Sem achar a saída adequada, acabei deixando para decidir o que fazer no momento do encontro e os acontecimentos diários acabaram me distanciando do trauma. Deixei tanto de lado, que ao ser perguntada pelo meu amigo sobre o resultado do incômodo café, respondi que tudo tinha transcorrido bem, na medida do possível, mas que eu jamais aceitaria novamente aquele tipo de convite.
Foi me solidarizando com a atleta beijada na boca à força que me veio à tona aquele sentimento de repugnância em relação ao beijo forçado no pescoço que recebi. É claro que minha posição é bem diferente da dela. Não tenho como provar que aconteceu da forma que estou contando. Não foi na frente do mundo. Mesmo que haja câmeras que possam ser revisadas do local em que estávamos, duvido que a intenção ficaria explícita. Seria a minha palavra contra a dele apenas. Mas por favor, mulheres, não encarem isso como razão para não denunciarem um abuso. Sendo necessário, sigam em frente. A palavra de uma mulher tem muito valor. No meu caso, estou julgando desnecessário.
Também é preciso analisar o contexto. No caso da jogadora espanhola, além de ter sido transmitido ao vivo para todo o planeta, ter sido gravado e o vídeo ilustrado várias matérias em inúmeras mídias, há toda a situação estranha que o time feminino espanhol vem enfrentando nos últimos tempos em relação à equipe técnica da seleção. Há um evidente desacordo entre as partes, escancarado publicamente em notícias e ações e foi até comentado por mim em minha crônica anterior, escrita ainda no domingo do final da copa. Foi uma vitória incrível, dadas as circunstâncias emocionais enfrentadas pelas jogadoras, contra todas as expectativas naturais em casos com crises de relacionamento desse tipo.
O que esse contexto tem a ver com a atitude do dirigente? Deixo essa pergunta no ar por não saber como respondê-la. Mas é certo que precisa ser levado em consideração na investigação em curso.
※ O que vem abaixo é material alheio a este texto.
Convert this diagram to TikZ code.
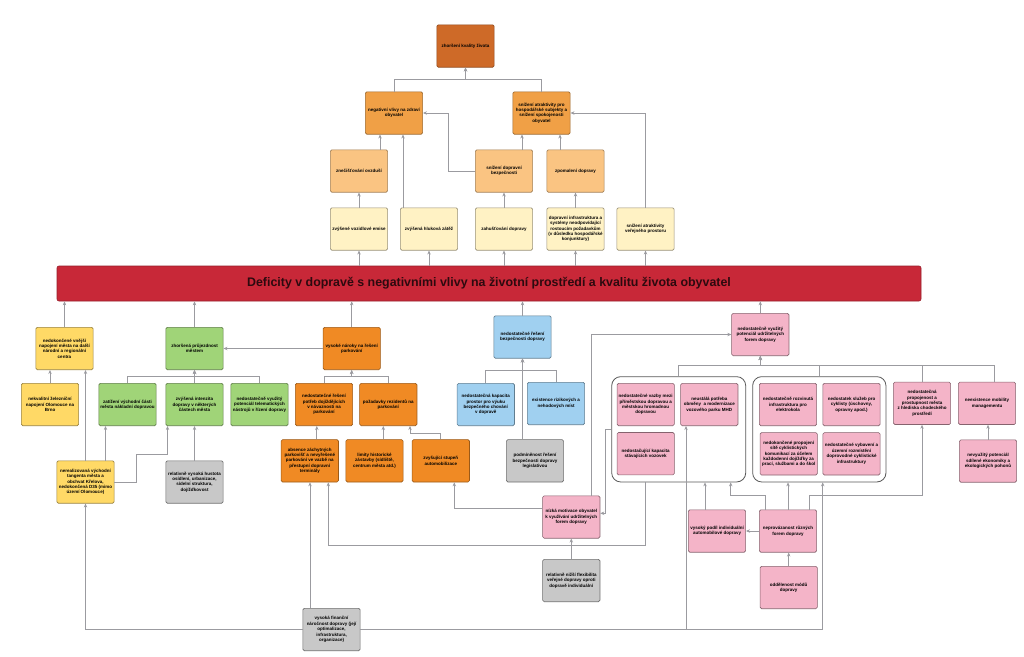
\documentclass[tikz,border=0pt]{standalone}
\usepackage{fontspec}
\setmainfont{Liberation Sans}
\usetikzlibrary{arrows.meta,calc}
\definecolor{cTop}{RGB}{206,106,40}
\definecolor{cOr}{RGB}{240,160,70}
\definecolor{cLo}{RGB}{250,196,130}
\definecolor{cPa}{RGB}{255,242,196}
\definecolor{cRed}{RGB}{200,40,56}
\definecolor{cYel}{RGB}{255,217,102}
\definecolor{cGrn}{RGB}{160,212,120}
\definecolor{cOrb}{RGB}{240,138,36}
\definecolor{cBlu}{RGB}{160,208,240}
\definecolor{cGry}{RGB}{200,200,200}
\definecolor{cPnk}{RGB}{244,180,200}
\definecolor{cLine}{RGB}{155,155,160}
\definecolor{cBanText}{RGB}{45,10,15}
\hyphenpenalty=10000
\exhyphenpenalty=10000
\tikzset{
  box/.style={rectangle, rounded corners=1.5pt, minimum width=57.3pt, minimum height=42.4pt,
    text width=54.3pt, align=flush center, inner sep=0.6pt, line width=0.6pt, text=black,
    font=\fontsize{4.5}{5.4}\selectfont\bfseries},
  bTop/.style={box, fill=cTop, draw=cTop!70!black},
  bOr/.style={box, fill=cOr, draw=cOr!65!black},
  bLo/.style={box, fill=cLo, draw=cLo!65!black},
  bPa/.style={box, fill=cPa, draw=cPa!60!black},
  bYel/.style={box, fill=cYel, draw=cYel!60!black},
  bGrn/.style={box, fill=cGrn, draw=cGrn!60!black},
  bOrb/.style={box, fill=cOrb, draw=cOrb!65!black},
  bBlu/.style={box, fill=cBlu, draw=cBlu!60!black},
  bGry/.style={box, fill=cGry, draw=cGry!55!black},
  bPnk/.style={box, fill=cPnk, draw=cPnk!55!black},
  frame/.style={rectangle, rounded corners=9pt, draw=black!65, line width=0.8pt, inner sep=0pt},
  arr/.style={draw=cLine, line width=0.8pt, -{Stealth[length=4pt,width=3.4pt]}},
}
\begin{document}
\begin{tikzpicture}[x=1pt,y=-1pt]
\fill[white] (0,0) rectangle (1024,656);
\useasboundingbox (0,0) rectangle (1024,656);

% ---------- top tree ----------
\node[bTop] (A) at (465.5,46) {zhoršení kvality života};
\node[bOr] (B) at (394,113) {negativní vlivy na zdraví obyvatel};
\node[bOr] (C) at (541.5,113) {snížení atraktivity pro hospodářské subjekty a snížení spokojenosti obyvatel};
\node[bLo] (D) at (359,171) {znečišťování ovzduší};
\node[bLo] (E) at (504,171) {snížení dopravní bezpečnosti};
\node[bLo] (F) at (575.5,171) {zpomalení dopravy};
\node[bPa] (G) at (359,229) {zvýšené vozidlové emise};
\node[bPa] (H) at (429,229) {zvýšená hluková zátěž};
\node[bPa] (I) at (504,229) {zahušťování dopravy};
\node[bPa] (J) at (575.5,229) {dopravní infrastruktura a systémy neodpovídající rostoucím požadavkům (v~důsledku hospodářské konjunktury)};
\node[bPa] (K) at (645.5,229) {snížení atraktivity veřejného prostoru};

% ---------- banner ----------
\node[rectangle, rounded corners=2pt, fill=cRed, draw=cRed!75!black, line width=0.6pt,
  minimum width=864pt, minimum height=35pt, inner sep=0pt, text=cBanText,
  font=\fontsize{12.4}{14}\selectfont\bfseries] (ban) at (489,283.5)
  {Deficity v dopravě s negativními vlivy na životní prostředí a kvalitu života obyvatel};

% ---------- lower nodes ----------
\node[bYel] (L) at (64.5,348.5) {nedokončené vnější napojení města na další národní a regionální centra};
\node[bGrn] (M) at (194.5,348.5) {zhoršená průjezdnost městem};
\node[bOrb] (N) at (351.7,348.5) {vysoké nároky na řešení parkování};
\node[bBlu] (O) at (522.5,337) {nedostatečné řešení bezpečnosti dopravy};
\node[bPnk] (P) at (760.3,334.5) {nedostatečně využitý potenciál udržitelných forem dopravy};

\node[bYel] (Q) at (50,404.5) {nekvalitní železniční napojení Olomouce na Brno};
\node[bGrn] (R) at (127.5,404.5) {zatížení východní části města nákladní dopravou};
\node[bGrn] (S) at (194.5,404.5) {zvýšená intenzita dopravy v~některých částech města};
\node[bGrn] (T) at (259.5,404.5) {nedostatečně využitý potenciál telematických nástrojů v~řízení dopravy};
\node[bOrb] (U) at (324,404.5) {nedostatečné řešení potřeb dojíždějících v~návaznosti na parkování};
\node[bOrb] (V) at (388.3,404.5) {požadavky rezidentů na parkování};
\node[bBlu] (W) at (485.8,404.5) {nedostatečná kapacita prostor pro výuku bezpečného chování v~dopravě};
\node[bBlu] (X) at (556,403.5) {existence rizikových a nehodových míst};

\node[bYel] (Y) at (85.5,482) {nerealizovaná východní tangenta města a obchvat Křelova, nedokončená D35 (mimo území Olomouce)};
\node[bGry] (Z) at (194.5,482) {relativně vysoká hustota osídlení, urbanizace, sídelní struktura, dojížďkovost};
\node[bOrb] (AA) at (309.8,460.8) {absence záchytných parkovišť a nevyřešené parkování ve vazbě na přestupní dopravní terminály};
\node[bOrb] (AB) at (374.5,460.8) {limity historické zástavby (sídliště, centrum města atd.)};
\node[bOrb] (AC) at (440.8,460.8) {zvyšující stupeň automobilizace};
\node[bGry] (AD) at (535,460.8) {podmíněnost řešení bezpečnosti dopravy legislativou};

% pink groups
\node[frame, minimum width=134pt, minimum height=105.3pt] (FL) at (678.7,429.3) {};
\node[frame, minimum width=133.3pt, minimum height=105.3pt] (FR) at (819.3,429.3) {};
\node[bPnk] (PA) at (645.7,404.5) {nedostatečné vazby mezi příměstskou dopravou a městskou hromadnou dopravou};
\node[bPnk] (PB) at (709.3,404.5) {neustálá potřeba obměny \ a modernizace vozového parku MHD};
\node[bPnk] (PC) at (645.7,453.7) {nedostačující kapacita stávajících vozovek};
\node[bPnk] (PD) at (788,404.5) {nedostatečně rozvinutá infrastruktura pro elektrokola};
\node[bPnk] (PE) at (851.5,404.5) {nedostatek služeb pro cyklisty (úschovny, opravny apod.)};
\node[bPnk] (PF) at (788.7,453.8) {nedokončené propojení sítě cyklistických komunikací za účelem každodenní dojížďky za prací, službami a do škol};
\node[bPnk] (PG) at (851.5,453.8) {nedostatečné vybavení a územní rozmístění doprovodné cyklistické infrastruktury};
\node[bPnk] (PH) at (922,403.3) {nedostatečná propojenost a prostupnost města z~hlediska chodeckého prostředí};
\node[bPnk] (PI) at (987,403.3) {neexistence mobility managementu};
\node[bPnk] (PJ) at (988,461) {nevyužitý potenciál sdílené ekonomiky a ekologických pohonů};
\node[bPnk] (PK) at (571.3,517) {nízká motivace obyvatel k~využívání udržitelných forem dopravy};
\node[bPnk] (PL) at (717,531) {vysoký podíl individuální automobilové dopravy};
\node[bPnk] (PM) at (788,531) {neprovázanost různých forem dopravy};
\node[bPnk] (PN) at (788.7,587.5) {oddělenost módů dopravy};
\node[bGry] (GA) at (571.3,580.5) {relativně nižší flexibilita veřejné dopravy oproti dopravě individuální};
\node[bGry] (GB) at (331.5,629.5) {vysoká finanční náročnost dopravy (její optimalizace, infrastruktura, organizace)};

% ---------- connectors: top ----------
\draw[arr] (B.north) -- ++(0,-12) -| (A.south);
\draw[arr] (C.north) -- ++(0,-12) -| (A.south);
\draw[arr] ($(D.north)+(21,0)$) -- ($(B.south)+(-14,0)$);
\draw[arr] (G.north) -- (D.south);
\draw[arr] ($(H.north)+(-26,0)$) -- ($(B.south)+(9,0)$);
\draw[arr] (E.west) -- ++(-27,0) |- (B.east);
\draw[arr] (I.north) -- (E.south);
\draw[arr] ($(E.north)+(18,0)$) -- ($(C.south)+(-19.5,0)$);
\draw[arr] ($(F.north)+(-15.5,0)$) -- ($(C.south)+(18.5,0)$);
\draw[arr] (J.north) -- (F.south);
\draw[arr] (K.north) |- (C.east);
\foreach \n in {G,H,I,J,K} \draw[arr] (ban.north -| \n.south) -- (\n.south);

% ---------- connectors: lower ----------
\foreach \n in {L,M,N,O,P} \draw[arr] (\n.north) -- (\n.north |- ban.south);
\draw[arr] (Q.north) -- (Q.north |- L.south);
\draw[arr] (Y.north) -- (Y.north |- L.south);
\draw[arr] ($(Y.north)+(20,0)$) -- ($(R.south)+(-22,0)$);
\draw[arr] (Y.east) -- ++(22.4,0) -- ++(0,-28) -| ($(S.south)+(-27,0)$);
\draw[arr] (Z.north) -- (S.south);
\draw[arr] (R.north) -- ++(0,-6.7) -| (M.south);
\draw[arr] (T.north) -- ++(0,-6.7) -| (M.south);
\draw[arr] (S.north) -- (M.south);
\draw[arr] (N.west) -- (M.east);
\draw[arr] (U.north) -- ++(0,-6.7) -| (N.south);
\draw[arr] (V.north) -- ++(0,-6.7) -| (N.south);
\draw[arr] ($(AA.north)+(7,0)$) -- ($(U.south)+(-7.2,0)$);
\draw[arr] ($(AB.north)+(8.8,0)$) -- ($(V.south)+(-5,0)$);
\draw[arr] (AC.north) -- ++(0,-6) -| ($(V.south)+(21.7,0)$);
\draw[arr] (W.north) -- ++(0,-12.3) -| (O.south);
\draw[arr] (X.north) -- ++(0,-11.3) -| (O.south);
\draw[arr] ($(AD.north)+(-12.5,0)$) -- (O.south);

% pink cluster
\draw[arr] (FL.north) -- ++(0,-10.7) -| (P.south);
\draw[arr] (FR.north) -- ++(0,-10.7) -| (P.south);
\draw[arr] (PH.north) -- ++(0,-16.3) -| (P.south);
\draw[arr] ($(PI.north)+(7.3,0)$) -- ++(0,-16.3) -| (P.south);
\draw[arr] (PJ.north) -- (PJ.north |- PI.south);
\draw[arr] ($(PK.north)+(20.4,0)$) |- (P.west);
\draw[arr] (FL.west) -- ++(-5.7,0) |- ($(PK.east)+(0,-3.7)$);
\draw[arr] ($(FL.south)+(-33.7,0)$) -- ++(0,63) -| ($(AA.south)+(18.5,0)$);
\draw[arr] ($(PK.west)+(0,-8.7)$) -| ($(AC.south)+(13.5,0)$);
\draw[arr] (GA.north) -- (PK.south);
\draw[arr] ($(GB.north)+(-21.5,0)$) -- ($(AA.south)+(0.2,0)$);
\draw[arr] (GB.west) -| (Y.south);
\draw[arr] (GB.east) -| ($(PB.south)+(-23.3,0)$);
\draw[arr] (GB.east) -| ($(FR.south)+(3.4,0)$);
\draw[arr] ($(PL.north)+(-12,0)$) -- ($(FL.south)+(26.3,0)$);
\draw[arr] ($(PM.north)+(-22.3,0)$) -- ++(0,-14.3) -| ($(FL.south)+(52,0)$);
\draw[arr] (PM.north) -- (PM.north |- FR.south);
\draw[arr] ($(PM.north)+(21.3,0)$) -- ++(0,-14.3) -| (PH.south);
\draw[arr] (PM.west) -- (PL.east);
\draw[arr] (PN.north) -- (PN.north |- PM.south);
\end{tikzpicture}
\end{document}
Quanto a mim, ter escrito esta crônica me trouxe a solução que eu procurava. Espero que o meu opressor a leia com atenção e se identifique na cena, sem, de forma alguma comentar com alguém, o que o estaria identificando, que como eu já disse, não é minha intenção. Que fique entre nós, mas que sirva de alerta. Cumprimentos entre nós, apenas com um breve aperto de mão. Combinado?